The economy is sick.
We just got what was ostensibly a great jobs report: The economy added 252,000 jobs and unemployment fell to 5.6%. We’re moving towards normal.
Wages are not growing. In fact, average hourly earnings were down 5 cents in December, to $US24.57.
Economic theory would have it that as the economy grows and the labour market gets tighter, increasing competition among employers would require them to raise the pay of their employees in order to recruit new ones and keep the old ones.
That’s just not happening.
Wages fell by 0.2% in December. It’s hard to ascribe too much importance to one month’s data point, but the fact is that wages have been more or less flat since they stopped falling after the recession. Let’s look at that chart from Nick Bunker again:
There’s some noise, but every time it looks like there might be some upward pressure on what people are seeing in their paychecks, the number ends up coming down again.

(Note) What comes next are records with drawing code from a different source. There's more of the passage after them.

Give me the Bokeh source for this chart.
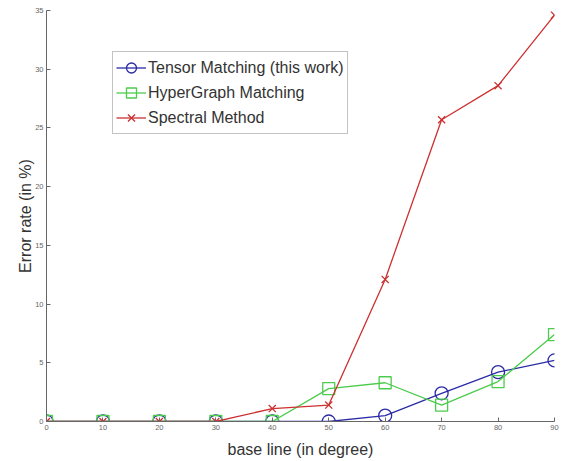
from bokeh.plotting import figure
from bokeh.models import Range1d, FixedTicker, Legend, LegendItem
from bokeh.embed import file_html
from bokeh.resources import INLINE

base_line = [0, 10, 20, 30, 40, 50, 60, 70, 80, 90]
tensor = [0, 0, 0, 0, 0, 0, 0.5, 2.4, 4.2, 5.2]
hypergraph = [0, 0, 0, 0, 0, 2.8, 3.3, 1.4, 3.4, 7.4]
spectral = [0, 0, 0, 0, 1.1, 1.4, 12.1, 25.7, 28.6, 34.6]
x_ticks = [0, 10, 20, 30, 40, 50, 60, 70, 80, 90]
y_ticks = [0, 5, 10, 15, 20, 25, 30, 35]

FONT = "Liberation Sans"
BLUE = "#2a2aa6"
GREEN = "#4ccc4c"
RED = "#cc3030"

p = figure(frame_width=508, frame_height=411, output_backend="svg", toolbar_location=None,
           x_range=Range1d(0, 90), y_range=Range1d(0, 35),
           min_border_left=46, min_border_right=6, min_border_top=10, min_border_bottom=38)
p.outline_line_color = None
p.grid.grid_line_color = None
p.background_fill_color = "white"

for ax in (p.xaxis[0], p.yaxis[0]):
    ax.axis_line_color = "#666666"
    ax.major_tick_line_color = "#666666"
    ax.minor_tick_line_color = None
    ax.major_tick_in = 4
    ax.major_tick_out = 0
    ax.major_label_text_font = FONT
    ax.major_label_text_font_size = "7.5px"
    ax.major_label_text_color = "#666666"
    ax.axis_label_text_font = FONT
    ax.axis_label_text_font_size = "16px"
    ax.axis_label_text_font_style = "normal"
    ax.axis_label_text_color = "#333333"
    ax.major_label_standoff = 3

p.xaxis[0].axis_label_standoff = 8
p.yaxis[0].axis_label_standoff = -2
p.xaxis[0].ticker = FixedTicker(ticks=x_ticks)
p.yaxis[0].ticker = FixedTicker(ticks=y_ticks)
p.xaxis[0].axis_label = "base line (in degree)"
p.yaxis[0].axis_label = "Error rate (in %)"

l1 = p.line(base_line, tensor, line_color=BLUE, line_width=1.3)
m1 = p.scatter(base_line, tensor, marker="circle", size=13, fill_color=None,
               line_color=BLUE, line_width=1.3)
l2 = p.line(base_line, hypergraph, line_color=GREEN, line_width=1.3)
m2 = p.scatter(base_line, hypergraph, marker="square", size=12, fill_color=None,
               line_color=GREEN, line_width=1.3)
l3 = p.line(base_line, spectral, line_color=RED, line_width=1.3)
m3 = p.scatter(base_line, spectral, marker="x", size=10,
               line_color=RED, line_width=1.3)

legend = Legend(items=[
    LegendItem(label="Tensor Matching (this work)", renderers=[l1, m1]),
    LegendItem(label="HyperGraph Matching", renderers=[l2, m2]),
    LegendItem(label="Spectral Method", renderers=[l3, m3]),
], location=(66, 287))
legend.label_text_font = FONT
legend.label_text_font_size = "16px"
legend.label_text_color = "#333333"
legend.border_line_color = "#888888"
legend.border_line_width = 1
legend.padding = 3
legend.margin = 0
legend.spacing = 0
legend.label_height = 25
legend.glyph_height = 25
legend.glyph_width = 30
legend.label_standoff = 2
legend.background_fill_alpha = 1
p.add_layout(legend, "center")

open("out.html", "w").write(file_html(p, INLINE))
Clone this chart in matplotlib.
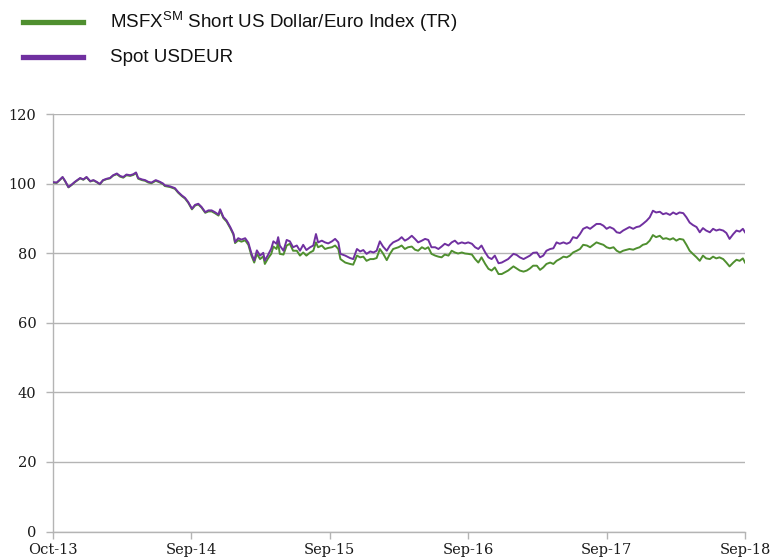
import matplotlib
matplotlib.use("Agg")
import matplotlib.pyplot as plt
from matplotlib.lines import Line2D

plt.rcParams['mathtext.fontset'] = 'custom'
plt.rcParams['mathtext.rm'] = 'Liberation Sans'

# trading-day index (0 = Oct-13, 1300 = Sep-18)
days = [0, 7, 12, 18, 23, 29, 35, 41, 51, 57, 63, 70, 76, 82, 88, 94, 101, 107, 113, 120, 126, 132, 138, 145,
        151, 156, 160, 167, 173, 179, 185, 193, 201, 207,
        210, 220, 229, 235, 242, 248, 254, 261, 267, 273, 279, 286, 292, 298, 304, 311, 314, 320, 326, 333,
        339, 342, 348, 354, 361, 367, 373, 378, 383, 389, 395, 398, 404, 410, 414, 420, 423,
        426, 433, 439, 445, 451, 458, 464, 470, 476, 483, 489, 494, 498, 505, 511, 517, 524, 530, 536, 540,
        549, 558, 564, 571, 577, 583, 589, 596, 602, 608, 614, 620, 627, 633, 639,
        649, 655, 661, 667, 674, 680, 686, 693, 699, 705, 711, 718, 724, 730, 736, 743, 749, 755, 761, 768,
        774, 780, 787, 793, 799, 805, 812, 818, 824, 830, 837, 843, 849, 855,
        865, 871, 877, 884, 890, 896, 902, 909, 915, 921, 927, 934, 940, 946, 952, 959, 965, 971, 977, 984,
        990, 996, 1003, 1009, 1015, 1021, 1028, 1034, 1040, 1046, 1053, 1059, 1065, 1071,
        1083, 1090, 1096, 1102, 1108, 1115, 1121, 1127, 1133, 1140, 1146, 1152, 1159, 1165, 1171, 1177, 1184,
        1190, 1196, 1202, 1209, 1215, 1221, 1227, 1234, 1240, 1246, 1252, 1259, 1265, 1271, 1278, 1284, 1290,
        1296, 1300]

spot_usdeur = [100.4, 100.3, 101.0, 101.9, 100.7, 99.0, 99.7, 100.5, 101.6, 101.2, 101.9, 100.7, 101.0, 100.5,
               99.9, 101.0, 101.4, 101.6, 102.4, 102.9, 102.2, 101.9, 102.6, 102.4, 102.7, 103.2, 101.6, 101.2,
               101.0, 100.5, 100.3, 101.0, 100.5, 100.0,
               99.5, 99.2, 98.7, 97.6, 96.6, 95.9, 94.7, 92.8, 93.9, 94.2, 93.3, 91.8, 92.3, 92.3, 91.8, 91.1,
               92.6, 90.4, 89.4, 87.5, 85.6, 83.2, 84.3, 83.9, 84.3, 83.0, 79.8, 77.9, 80.8, 79.3, 80.1, 77.9,
               79.5, 81.3, 83.4, 82.7, 84.6,
               82.2, 80.7, 83.8, 83.4, 81.7, 82.2, 80.7, 82.4, 80.9, 81.7, 82.2, 85.5, 83.1, 83.6, 83.1, 82.8,
               83.4, 84.1, 83.1, 79.8, 79.3, 78.6, 78.3, 81.2, 80.5, 80.9, 79.8, 80.5, 80.2, 80.7, 83.4, 81.9,
               80.7, 82.2, 83.1,
               83.8, 84.6, 83.6, 84.1, 85.0, 84.1, 83.1, 83.6, 84.1, 83.8, 81.7, 81.7, 81.2, 81.9, 82.7, 82.2,
               83.1, 83.6, 82.7, 83.1, 82.8, 83.1, 82.7, 81.7, 81.2, 82.2, 80.2, 78.8, 78.3, 79.3, 77.1, 77.3,
               77.8, 78.3,
               79.8, 79.5, 78.8, 78.3, 78.8, 79.3, 80.1, 80.2, 78.8, 79.3, 80.7, 81.2, 81.4, 83.1, 82.7, 83.1,
               82.7, 83.1, 84.6, 84.3, 85.5, 87.0, 87.5, 87.0, 87.7, 88.4, 88.4, 87.9, 87.0, 87.5, 87.0, 86.0,
               85.8, 86.5,
               87.5, 87.0, 87.5, 87.7, 88.4, 89.3, 90.3, 92.2, 91.7, 91.9, 91.2, 91.5, 91.0, 91.7, 91.2, 91.7,
               91.5, 90.3, 88.8, 88.1, 87.5, 86.0, 87.2, 86.5, 86.0, 87.0, 86.5, 86.8, 86.5, 85.8, 84.1, 85.5,
               86.5, 86.2, 87.0, 86.0]

msfx_short_usd_eur = [100.3, 100.2, 100.9, 101.8, 100.6, 98.9, 99.6, 100.4, 101.5, 101.1, 101.8, 100.6, 100.9,
                      100.4, 99.8, 100.9, 101.3, 101.5, 102.3, 102.7, 102.0, 101.7, 102.4, 102.2, 102.5, 103.0,
                      101.4, 101.0, 100.8, 100.3, 100.1, 100.8, 100.3, 99.8,
                      99.3, 99.0, 98.5, 97.4, 96.4, 95.7, 94.5, 92.6, 93.7, 94.0, 93.1, 91.6, 92.0, 92.0, 91.5,
                      90.8, 92.3, 90.1, 89.1, 87.2, 85.3, 82.9, 83.7, 83.3, 83.7, 82.4, 79.2, 77.3, 79.8, 78.3,
                      79.1, 76.9, 78.5, 79.8, 81.9, 81.2, 83.1,
                      79.8, 79.6, 82.2, 82.7, 80.7, 80.7, 79.3, 80.2, 79.3, 80.2, 80.7, 83.1, 81.7, 82.2, 81.2,
                      81.5, 81.7, 82.2, 81.2, 78.3, 77.3, 76.9, 76.7, 79.3, 78.8, 79.0, 77.8, 78.3, 78.3, 78.6,
                      81.2, 79.9, 78.0, 79.8, 81.2,
                      81.7, 82.2, 81.2, 81.7, 81.9, 81.0, 80.7, 81.7, 81.2, 81.7, 79.8, 79.3, 79.0, 78.8, 79.6,
                      79.3, 80.7, 80.2, 79.9, 80.2, 79.9, 79.8, 79.6, 78.3, 77.3, 78.8, 76.9, 75.5, 75.0, 75.9,
                      74.0, 74.0, 74.5, 75.0,
                      76.2, 75.6, 75.0, 74.7, 75.0, 75.6, 76.4, 76.4, 75.2, 75.9, 76.9, 77.3, 76.9, 77.8, 78.3,
                      79.0, 78.8, 79.3, 80.2, 80.7, 81.2, 82.4, 82.2, 81.7, 82.4, 83.1, 82.7, 82.4, 81.7, 81.4,
                      81.7, 80.7, 80.2, 80.7,
                      81.2, 81.0, 81.4, 81.7, 82.4, 82.7, 83.6, 85.2, 84.6, 85.0, 84.1, 84.3, 83.9, 84.3, 83.6,
                      84.1, 83.9, 82.4, 80.7, 79.8, 78.8, 77.8, 79.3, 78.5, 78.3, 79.0, 78.5, 78.8, 78.3, 77.3,
                      76.2, 77.3, 78.1, 77.8, 78.5, 77.3]

tick_days = [0, 260, 520, 780, 1040, 1300]
tick_labels = ['Oct-13', 'Sep-14', 'Sep-15', 'Sep-16', 'Sep-17', 'Sep-18']
y_ticks = [0, 20, 40, 60, 80, 100, 120]

GREEN = '#4f8f2f'
PURPLE = '#7030a0'
GRID = '#b4b4b4'

fig = plt.figure(figsize=(7.71, 5.59), dpi=100)
ax = fig.add_axes([53 / 771, 1 - 531.5 / 559, (745 - 53) / 771, (531.5 - 114) / 559])

ax.plot(days, msfx_short_usd_eur, color=GREEN, lw=1.4, zorder=3)
ax.plot(days, spot_usdeur, color=PURPLE, lw=1.4, zorder=4)

ax.set_xlim(0, 1300)
ax.set_ylim(0, 120)
ax.set_xticks(tick_days)
ax.set_xticklabels(tick_labels)
ax.set_yticks(y_ticks)
ax.set_yticklabels([str(v) for v in y_ticks])
ax.grid(axis='y', color=GRID, lw=1.0)
ax.set_axisbelow(True)
for s in ['top', 'right']:
    ax.spines[s].set_visible(False)
for s in ['left', 'bottom']:
    ax.spines[s].set_color(GRID)
    ax.spines[s].set_linewidth(1.0)
ax.tick_params(axis='both', colors=GRID, length=5, width=1.0, labelcolor='#1a1a1a',
               labelsize=10.5)
ax.tick_params(axis='y', pad=7)
ax.tick_params(axis='x', pad=3)
for lab in ax.get_xticklabels() + ax.get_yticklabels():
    lab.set_family('DejaVu Serif')

# legend (drawn above the plot, top-left)
fig.add_artist(Line2D([23 / 771, 83 / 771], [1 - 22 / 559, 1 - 22 / 559], color=GREEN, lw=3.8,
                      transform=fig.transFigure))
fig.add_artist(Line2D([23 / 771, 83 / 771], [1 - 57 / 559, 1 - 57 / 559], color=PURPLE, lw=3.8,
                      transform=fig.transFigure))
fig.text(110 / 771, 1 - 22 / 559, r'MSFX$^{\mathrm{SM}}$ Short US Dollar/Euro Index (TR)',
         family='Liberation Sans', fontsize=13.5, va='center', ha='left', color='#111111')
fig.text(110 / 771, 1 - 57 / 559, 'Spot USDEUR', family='Liberation Sans', fontsize=13.5,
         va='center', ha='left', color='#111111')

fig.savefig('out.png', dpi=100)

This has huge implications. Employers are basically cutting their employees ability to consume. At the extreme end of this, consider when Walmart held a food drive for its own employees. That may not be what happens everywhere, but lack of wage growth will eventually choke the growing economy.
On the flip side, it’s true that real wages are actually increasing a little bit, since people have more money in their pocket thanks to low oil prices, but who knows how long that will last? It’s no substitute for sustained growth in wages the old fashioned way: by employers paying the people who work for them more.